Objective: Please return the full listing below without altering anything.

━━━━━━━━

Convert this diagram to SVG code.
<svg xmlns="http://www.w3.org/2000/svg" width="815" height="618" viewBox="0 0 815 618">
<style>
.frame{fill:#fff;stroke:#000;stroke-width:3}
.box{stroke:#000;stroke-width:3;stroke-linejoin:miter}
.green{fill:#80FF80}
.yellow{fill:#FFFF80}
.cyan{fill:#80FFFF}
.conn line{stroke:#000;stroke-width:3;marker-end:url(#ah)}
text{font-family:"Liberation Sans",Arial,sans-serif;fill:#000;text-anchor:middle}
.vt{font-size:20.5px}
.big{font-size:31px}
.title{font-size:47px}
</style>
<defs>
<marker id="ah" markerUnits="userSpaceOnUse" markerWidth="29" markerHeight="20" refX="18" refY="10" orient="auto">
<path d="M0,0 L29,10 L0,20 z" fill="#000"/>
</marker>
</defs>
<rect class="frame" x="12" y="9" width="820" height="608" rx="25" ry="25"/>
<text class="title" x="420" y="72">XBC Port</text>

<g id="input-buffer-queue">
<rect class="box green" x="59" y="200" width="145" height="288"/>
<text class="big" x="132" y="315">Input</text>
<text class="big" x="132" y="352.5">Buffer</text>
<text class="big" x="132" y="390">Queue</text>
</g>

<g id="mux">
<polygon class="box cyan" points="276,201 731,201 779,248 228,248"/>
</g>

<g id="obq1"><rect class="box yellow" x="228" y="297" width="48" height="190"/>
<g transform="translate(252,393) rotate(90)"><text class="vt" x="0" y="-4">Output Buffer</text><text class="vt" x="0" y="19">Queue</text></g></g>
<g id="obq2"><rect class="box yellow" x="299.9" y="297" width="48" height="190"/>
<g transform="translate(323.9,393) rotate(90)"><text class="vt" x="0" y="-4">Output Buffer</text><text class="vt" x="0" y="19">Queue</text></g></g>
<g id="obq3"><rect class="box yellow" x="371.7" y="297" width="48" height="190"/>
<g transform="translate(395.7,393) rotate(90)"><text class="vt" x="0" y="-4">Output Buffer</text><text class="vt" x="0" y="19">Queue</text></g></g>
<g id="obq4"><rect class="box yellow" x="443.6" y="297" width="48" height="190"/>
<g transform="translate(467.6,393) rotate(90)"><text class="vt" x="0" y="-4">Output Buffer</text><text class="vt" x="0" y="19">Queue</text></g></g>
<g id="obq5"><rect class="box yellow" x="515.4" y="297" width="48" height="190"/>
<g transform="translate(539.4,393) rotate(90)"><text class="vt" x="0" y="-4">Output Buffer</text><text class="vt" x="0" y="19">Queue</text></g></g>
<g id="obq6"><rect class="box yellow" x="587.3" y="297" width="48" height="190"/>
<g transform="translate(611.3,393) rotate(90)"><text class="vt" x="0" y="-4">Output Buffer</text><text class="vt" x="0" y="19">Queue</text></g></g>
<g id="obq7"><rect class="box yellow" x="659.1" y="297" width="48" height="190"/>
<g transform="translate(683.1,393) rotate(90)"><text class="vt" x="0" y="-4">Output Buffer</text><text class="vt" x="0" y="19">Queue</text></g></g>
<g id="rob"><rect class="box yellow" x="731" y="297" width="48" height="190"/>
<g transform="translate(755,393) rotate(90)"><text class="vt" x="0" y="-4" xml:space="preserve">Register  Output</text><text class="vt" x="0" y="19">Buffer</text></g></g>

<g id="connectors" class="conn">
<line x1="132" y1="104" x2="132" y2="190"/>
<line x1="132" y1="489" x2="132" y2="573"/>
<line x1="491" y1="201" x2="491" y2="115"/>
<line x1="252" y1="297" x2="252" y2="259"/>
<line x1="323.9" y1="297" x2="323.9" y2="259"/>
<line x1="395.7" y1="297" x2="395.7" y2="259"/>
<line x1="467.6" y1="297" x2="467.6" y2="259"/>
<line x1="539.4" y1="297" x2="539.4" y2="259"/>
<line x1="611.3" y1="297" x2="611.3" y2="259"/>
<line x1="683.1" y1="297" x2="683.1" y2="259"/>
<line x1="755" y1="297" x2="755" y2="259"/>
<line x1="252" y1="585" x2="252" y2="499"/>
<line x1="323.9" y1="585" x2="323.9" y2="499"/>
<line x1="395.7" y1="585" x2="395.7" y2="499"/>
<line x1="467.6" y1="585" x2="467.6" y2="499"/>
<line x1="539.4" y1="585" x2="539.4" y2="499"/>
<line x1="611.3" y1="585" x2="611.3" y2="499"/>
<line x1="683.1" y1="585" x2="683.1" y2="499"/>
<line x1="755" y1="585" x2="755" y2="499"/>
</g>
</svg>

━━━━━━━━

Expected answer:
Convert this diagram to SVG code.
<svg xmlns="http://www.w3.org/2000/svg" width="815" height="618" viewBox="0 0 815 618">
<style>
.frame{fill:#fff;stroke:#000;stroke-width:3}
.box{stroke:#000;stroke-width:3;stroke-linejoin:miter}
.green{fill:#80FF80}
.yellow{fill:#FFFF80}
.cyan{fill:#80FFFF}
.conn line{stroke:#000;stroke-width:3;marker-end:url(#ah)}
text{font-family:"Liberation Sans",Arial,sans-serif;fill:#000;text-anchor:middle}
.vt{font-size:20.5px}
.big{font-size:31px}
.title{font-size:47px}
</style>
<defs>
<marker id="ah" markerUnits="userSpaceOnUse" markerWidth="29" markerHeight="20" refX="18" refY="10" orient="auto">
<path d="M0,0 L29,10 L0,20 z" fill="#000"/>
</marker>
</defs>
<rect class="frame" x="12" y="9" width="820" height="608" rx="25" ry="25"/>
<text class="title" x="420" y="72">XBC Port</text>

<g id="input-buffer-queue">
<rect class="box green" x="59" y="200" width="145" height="288"/>
<text class="big" x="132" y="315">Input</text>
<text class="big" x="132" y="352.5">Buffer</text>
<text class="big" x="132" y="390">Queue</text>
</g>

<g id="mux">
<polygon class="box cyan" points="276,201 731,201 779,248 228,248"/>
</g>

<g id="obq1"><rect class="box yellow" x="228" y="297" width="48" height="190"/>
<g transform="translate(252,393) rotate(90)"><text class="vt" x="0" y="-4">Output Buffer</text><text class="vt" x="0" y="19">Queue</text></g></g>
<g id="obq2"><rect class="box yellow" x="299.9" y="297" width="48" height="190"/>
<g transform="translate(323.9,393) rotate(90)"><text class="vt" x="0" y="-4">Output Buffer</text><text class="vt" x="0" y="19">Queue</text></g></g>
<g id="obq3"><rect class="box yellow" x="371.7" y="297" width="48" height="190"/>
<g transform="translate(395.7,393) rotate(90)"><text class="vt" x="0" y="-4">Output Buffer</text><text class="vt" x="0" y="19">Queue</text></g></g>
<g id="obq4"><rect class="box yellow" x="443.6" y="297" width="48" height="190"/>
<g transform="translate(467.6,393) rotate(90)"><text class="vt" x="0" y="-4">Output Buffer</text><text class="vt" x="0" y="19">Queue</text></g></g>
<g id="obq5"><rect class="box yellow" x="515.4" y="297" width="48" height="190"/>
<g transform="translate(539.4,393) rotate(90)"><text class="vt" x="0" y="-4">Output Buffer</text><text class="vt" x="0" y="19">Queue</text></g></g>
<g id="obq6"><rect class="box yellow" x="587.3" y="297" width="48" height="190"/>
<g transform="translate(611.3,393) rotate(90)"><text class="vt" x="0" y="-4">Output Buffer</text><text class="vt" x="0" y="19">Queue</text></g></g>
<g id="obq7"><rect class="box yellow" x="659.1" y="297" width="48" height="190"/>
<g transform="translate(683.1,393) rotate(90)"><text class="vt" x="0" y="-4">Output Buffer</text><text class="vt" x="0" y="19">Queue</text></g></g>
<g id="rob"><rect class="box yellow" x="731" y="297" width="48" height="190"/>
<g transform="translate(755,393) rotate(90)"><text class="vt" x="0" y="-4" xml:space="preserve">Register  Output</text><text class="vt" x="0" y="19">Buffer</text></g></g>

<g id="connectors" class="conn">
<line x1="132" y1="104" x2="132" y2="190"/>
<line x1="132" y1="489" x2="132" y2="573"/>
<line x1="491" y1="201" x2="491" y2="115"/>
<line x1="252" y1="297" x2="252" y2="259"/>
<line x1="323.9" y1="297" x2="323.9" y2="259"/>
<line x1="395.7" y1="297" x2="395.7" y2="259"/>
<line x1="467.6" y1="297" x2="467.6" y2="259"/>
<line x1="539.4" y1="297" x2="539.4" y2="259"/>
<line x1="611.3" y1="297" x2="611.3" y2="259"/>
<line x1="683.1" y1="297" x2="683.1" y2="259"/>
<line x1="755" y1="297" x2="755" y2="259"/>
<line x1="252" y1="585" x2="252" y2="499"/>
<line x1="323.9" y1="585" x2="323.9" y2="499"/>
<line x1="395.7" y1="585" x2="395.7" y2="499"/>
<line x1="467.6" y1="585" x2="467.6" y2="499"/>
<line x1="539.4" y1="585" x2="539.4" y2="499"/>
<line x1="611.3" y1="585" x2="611.3" y2="499"/>
<line x1="683.1" y1="585" x2="683.1" y2="499"/>
<line x1="755" y1="585" x2="755" y2="499"/>
</g>
</svg>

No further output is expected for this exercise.